Exploitation fans, drive-in buffs, and aficionados of cult and obscure cinema have long regarded Synapse's 42ND STREET FOREVER compilations as some of their favorite video releases. A retrospective of movie trailers culled mostly from the `60s and `70s - some for independent films, some for obscure studio product, and many hugely entertaining - this bestselling series has finally released its first Blu-Ray edition and the results do not disappoint.
If you're a series fan, the content here won't be a total surprise, the bulk of it coming as a mix of trailers previously released on the first two DVD editions. However, a few new surprises have been added in, with of course the enhanced benefit of having 1080p AVC encoded transfers that further transform your home theater set-up into a cavalcade of politically UN-correct gore, sleaze, sex, and comedy.
At nearly four hours and with 89 trailers on-hand, it's difficult to comment on them all, but here are a few of my favorites:
-Raiders of Atlantis: Hilarious "Road Warrior" rip-off with one of the all-time funniest decapitation scenes ever - and it's in this trailer! (Incredibly, the film itself just surfaced on DVD, in 16:9 no less, as a part of Mill Creek's 2011 "Sci-Fi Invasion" 50-movie bargain pack).
-Skatetown USA: Scott Baio, Epstein from "Welcome Back Kotter," Marcia from "The Brady Bunch," Ruth Buzzi, Flip Wilson and "introducing" Patrick Swayze?
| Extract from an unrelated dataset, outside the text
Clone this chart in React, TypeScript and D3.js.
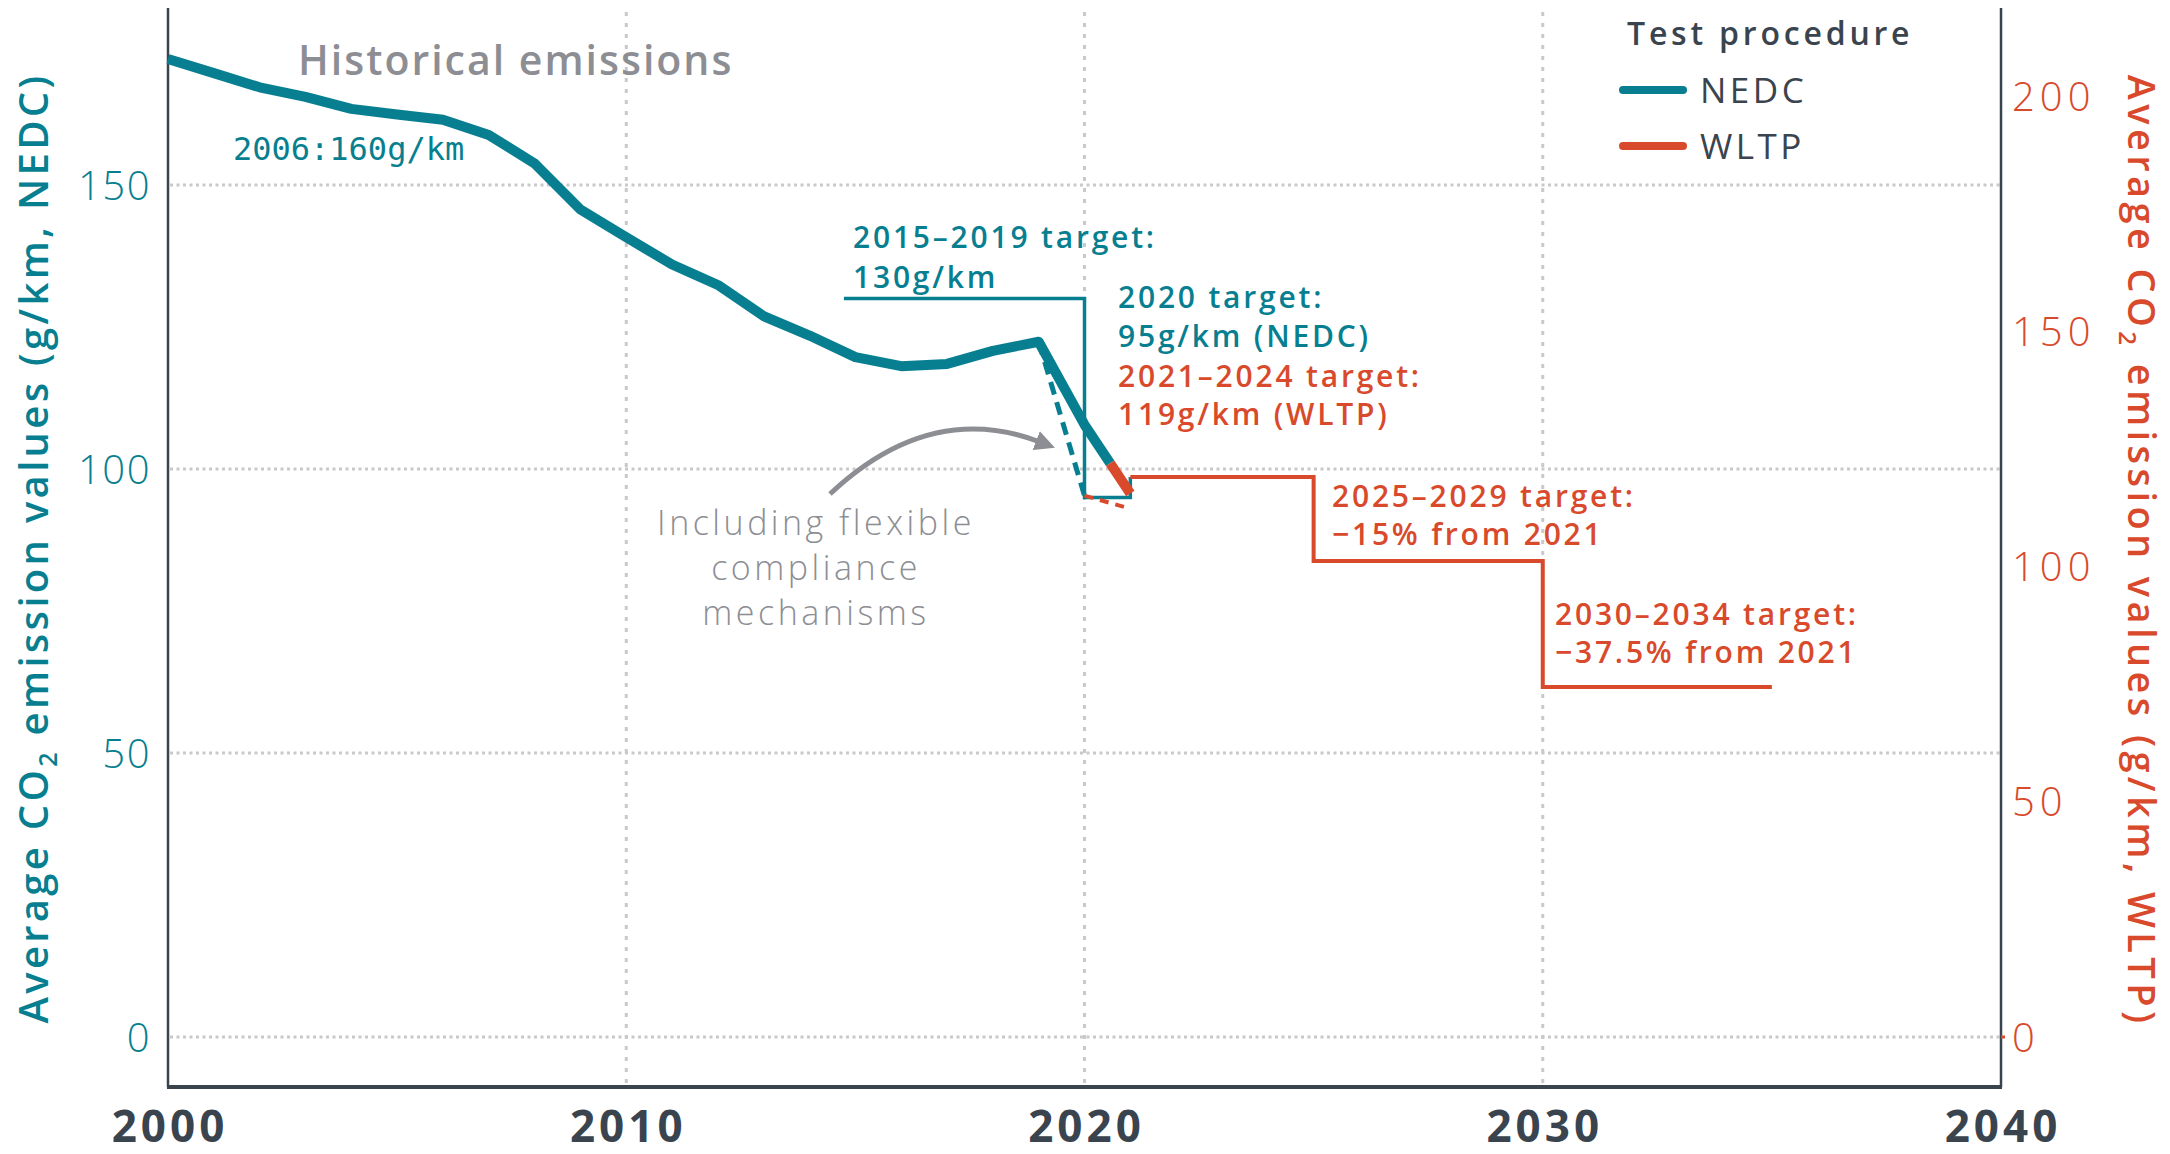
import React from 'react';
import * as d3 from 'd3';

// historical fleet averages, NEDC g/km
const YEARS = [2000, 2001, 2002, 2003, 2004, 2005, 2006, 2007, 2008, 2009, 2010,
  2011, 2012, 2013, 2014, 2015, 2016, 2017, 2018, 2019, 2020];
const NEDC_HISTORY = [172.2, 169.7, 167.2, 165.5, 163.4, 162.4, 161.5, 158.8, 153.8, 145.7, 140.8,
  136.0, 132.4, 126.9, 123.5, 119.7, 118.1, 118.5, 120.8, 122.4, 107.8];
const WLTP_2021 = 115.5;

// with flexible compliance mechanisms
const FLEX_YEARS = [2019, 2020];
const FLEX_NEDC = [122.4, 95.3];
const FLEX_WLTP_2021 = 112.3;

// regulatory targets
const NEDC_TARGETS = [
  { from: 2014.75, to: 2020, value: 130 },
  { from: 2020, to: 2021, value: 95 },
];
const WLTP_TARGETS = [
  { from: 2021, to: 2025, value: 119 },
  { from: 2025, to: 2030, value: 101.15 },
  { from: 2030, to: 2035, value: 74.4 },
];

const X_TICKS = [2000, 2010, 2020, 2030, 2040];
const LEFT_TICKS = [0, 50, 100, 150];
const RIGHT_TICKS = [0, 50, 100, 150, 200];
const GRID_X = [2010, 2020, 2030];

const TEAL = '#077f90';
const ORANGE = '#d84a2b';
const GRAY = '#8d8e94';
const DARK = '#3a444e';
const GRID = '#c9c9c9';
const FONT = "'Open Sans', sans-serif";

export default function App() {
  const width = 2170;
  const height = 1154;
  const top = 8;
  const bottom = 1087;

  const x = d3.scaleLinear().domain([2000, 2040]).range([168, 2001]);
  const yL = d3.scaleLinear().domain([0, 150]).range([1037, 185]);
  const yR = d3.scaleLinear().domain([0, 200]).range([1037, 96]);

  const pts: [number, number][] = YEARS.map((yr, i) => [x(yr), yL(NEDC_HISTORY[i])]);
  const last = pts[pts.length - 1];
  const end: [number, number] = [x(2021), yR(WLTP_2021)];
  // colour switches part way along the 2020-2021 segment
  const split = d3.interpolate(last, end)(0.56) as [number, number];
  const line = d3.line();
  const tealPath = line([...pts, split]);
  const orangePath = line([split, end]);

  const flexPts: [number, number][] = FLEX_YEARS.map((yr, i) => [x(yr), yL(FLEX_NEDC[i])]);
  const flexTeal = line(flexPts);
  const flexOrange = line([flexPts[1], [x(2021), yR(FLEX_WLTP_2021)]]);

  // step target paths
  let nedcStep = '';
  NEDC_TARGETS.forEach((t, i) => {
    nedcStep += (i === 0 ? `M${x(t.from)},${yL(t.value)}` : `V${yL(t.value)}`) + `H${x(t.to)}`;
  });
  nedcStep += `V${yR(WLTP_TARGETS[0].value)}`;
  let wltpStep = '';
  WLTP_TARGETS.forEach((t, i) => {
    wltpStep += (i === 0 ? `M${x(t.from)},${yR(t.value)}` : `V${yR(t.value)}`) + `H${x(t.to)}`;
  });

  return (
    <svg width={width} height={height} style={{ position: 'absolute', left: 0, top: 0, background: '#fff' }}
      fontFamily={FONT}>
      <defs>
        <marker id="arrowhead" viewBox="0 0 10 10" refX="2" refY="5" markerWidth="20" markerHeight="20"
          markerUnits="userSpaceOnUse" orient="auto">
          <path d="M0,0 L10,5 L0,10 z" fill={GRAY} />
        </marker>
      </defs>

      {/* grid */}
      {GRID_X.map(v => (
        <line key={'gx' + v} x1={x(v)} x2={x(v)} y1={top + 4} y2={bottom}
          stroke={GRID} strokeWidth={3} strokeDasharray="4 7" />
      ))}
      {LEFT_TICKS.map(v => (
        <line key={'gy' + v} x1={x(2000) + 2} x2={x(2040)} y1={yL(v)} y2={yL(v)}
          stroke={GRID} strokeWidth={3} strokeDasharray="3 3.5" />
      ))}

      {/* axes */}
      <line x1={x(2000)} x2={x(2000)} y1={top} y2={bottom} stroke={DARK} strokeWidth={2.5} />
      <line x1={x(2040)} x2={x(2040)} y1={top} y2={bottom} stroke={DARK} strokeWidth={2.5} />
      <line x1={x(2000) - 1} x2={x(2040) + 1} y1={bottom} y2={bottom} stroke={DARK} strokeWidth={4} />
      <line x1={x(2040)} x2={x(2040) + 4} y1={yR(0)} y2={yR(0)} stroke={ORANGE} strokeWidth={3} />

      {X_TICKS.map(v => (
        <text key={'xt' + v} x={x(v) + 2} y={1142} textAnchor="middle" fontSize={44} fontWeight={700}
          letterSpacing={4} fill={DARK}>
          {v}
        </text>
      ))}
      {LEFT_TICKS.map(v => (
        <text key={'lt' + v} x={151} y={yL(v) + 14.5} textAnchor="end" fontSize={40} fontWeight={300}
          letterSpacing={1.5} fill={TEAL}>
          {v}
        </text>
      ))}
      {RIGHT_TICKS.map(v => (
        <text key={'rt' + v} x={2012} y={yR(v) + 14.5} textAnchor="start" fontSize={40} fontWeight={300}
          letterSpacing={5} fill={ORANGE}>
          {v}
        </text>
      ))}

      <text transform="translate(48,548) rotate(-90)" textAnchor="middle" fontSize={40} fontWeight={600}
        letterSpacing={3.3} fill={TEAL}>
        Average CO<tspan dy={9} fontSize={25}>2</tspan><tspan dy={-9}> emission values (g/km, NEDC)</tspan>
      </text>
      <text transform="translate(2128,551) rotate(90)" textAnchor="middle" fontSize={38} fontWeight={600}
        letterSpacing={4.4} fill={ORANGE}>
        Average CO<tspan dy={9} fontSize={24}>2</tspan><tspan dy={-9}> emission values (g/km, WLTP)</tspan>
      </text>

      {/* targets */}
      <path d={nedcStep} fill="none" stroke={TEAL} strokeWidth={3.5} />
      <path d={wltpStep} fill="none" stroke={ORANGE} strokeWidth={4} />

      {/* flexible compliance */}
      <path d={flexTeal ?? ''} fill="none" stroke={TEAL} strokeWidth={5} strokeDasharray="13 8" />
      <path d={flexOrange ?? ''} fill="none" stroke={ORANGE} strokeWidth={4} strokeDasharray="9 7" />

      {/* history */}
      <path d={tealPath ?? ''} fill="none" stroke={TEAL} strokeWidth={10} strokeLinejoin="round" />
      <path d={orangePath ?? ''} fill="none" stroke={ORANGE} strokeWidth={10} strokeLinecap="butt" />

      {/* annotations */}
      <text x={298} y={75} fontSize={41} fontWeight={600} letterSpacing={2} fill={GRAY}>Historical emissions</text>
      <text x={233} y={160} fontSize={32} fontFamily="'DejaVu Sans Mono', monospace" fill={TEAL}>2006:160g/km</text>

      <g fontSize={30} fontWeight={600} letterSpacing={2.8} fill={TEAL}>
        <text x={853} y={248}>2015–2019 target:</text>
        <text x={853} y={288}>130g/km</text>
        <text x={1118} y={308}>2020 target:</text>
        <text x={1118} y={347}>95g/km (NEDC)</text>
      </g>
      <g fontSize={30} fontWeight={600} letterSpacing={2.8} fill={ORANGE}>
        <text x={1118} y={387}>2021–2024 target:</text>
        <text x={1118} y={425}>119g/km (WLTP)</text>
        <text x={1332} y={507}>2025–2029 target:</text>
        <text x={1332} y={545}>−15% from 2021</text>
        <text x={1555} y={625}>2030–2034 target:</text>
        <text x={1555} y={663}>−37.5% from 2021</text>
      </g>

      <path d="M830,494 Q930,400 1040,442" fill="none" stroke={GRAY} strokeWidth={5} markerEnd="url(#arrowhead)" />
      <g fontSize={34} fontWeight={300} letterSpacing={3.5} fill={GRAY} textAnchor="middle">
        <text x={816} y={535}>Including flexible</text>
        <text x={816} y={580}>compliance</text>
        <text x={816} y={625}>mechanisms</text>
      </g>

      {/* legend */}
      <text x={1627} y={45} fontSize={32} fontWeight={600} letterSpacing={3.8} fill={DARK}>Test procedure</text>
      <line x1={1623} x2={1683} y1={90} y2={90} stroke={TEAL} strokeWidth={8} strokeLinecap="round" />
      <text x={1700} y={103} fontSize={35} fontWeight={400} letterSpacing={3.5} fill={DARK}>NEDC</text>
      <line x1={1623} x2={1683} y1={146} y2={146} stroke={ORANGE} strokeWidth={8} strokeLinecap="round" />
      <text x={1700} y={159} fontSize={35} fontWeight={400} letterSpacing={3.5} fill={DARK}>WLTP</text>
    </svg>
  );
}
Someone tell me why this disco-skating flick isn't on DVD!
-The Crippled Masters: A favorite from the earlier compilation, in full scope widescreen.
-Wicked, Wicked: Early `70s MGM B-movie offered the first - and last - usage of "Duovision," a two-camera set-up that failed to sell this bizarre looking camp horror outing.
-Welcome Home, Brother Charles: `70s Black exploitation outing with a particularly memorable trailer.
As with the prior 42nd Street Forever retrospectives, the trailers are grouped together by category, from sleazy soft-core sex flicks to biker pictures, martial arts outings, sci-fi and horror, with the occasional big-studio film worked into the mix (like, say, MGM's hysterical Japanese co-production "The Green Slime").
The transfers are all superior to Synapse's admittedly terrific DVD sets (with many in anamorphic widescreen), but are also a mixed lot in terms of their condition, as you'd anticipate from materials that aren't pristine - but that only adds to the disc's inherent nostalgic, and overall entertainment, value. In fact, I've found that playing just a few minutes of these trailers is perfect for certain houseguests and friends you might have over, who are certain to get a kick or two out of them. Commentary by exploitation fan/webzine authorities adds some insight to the fun as well.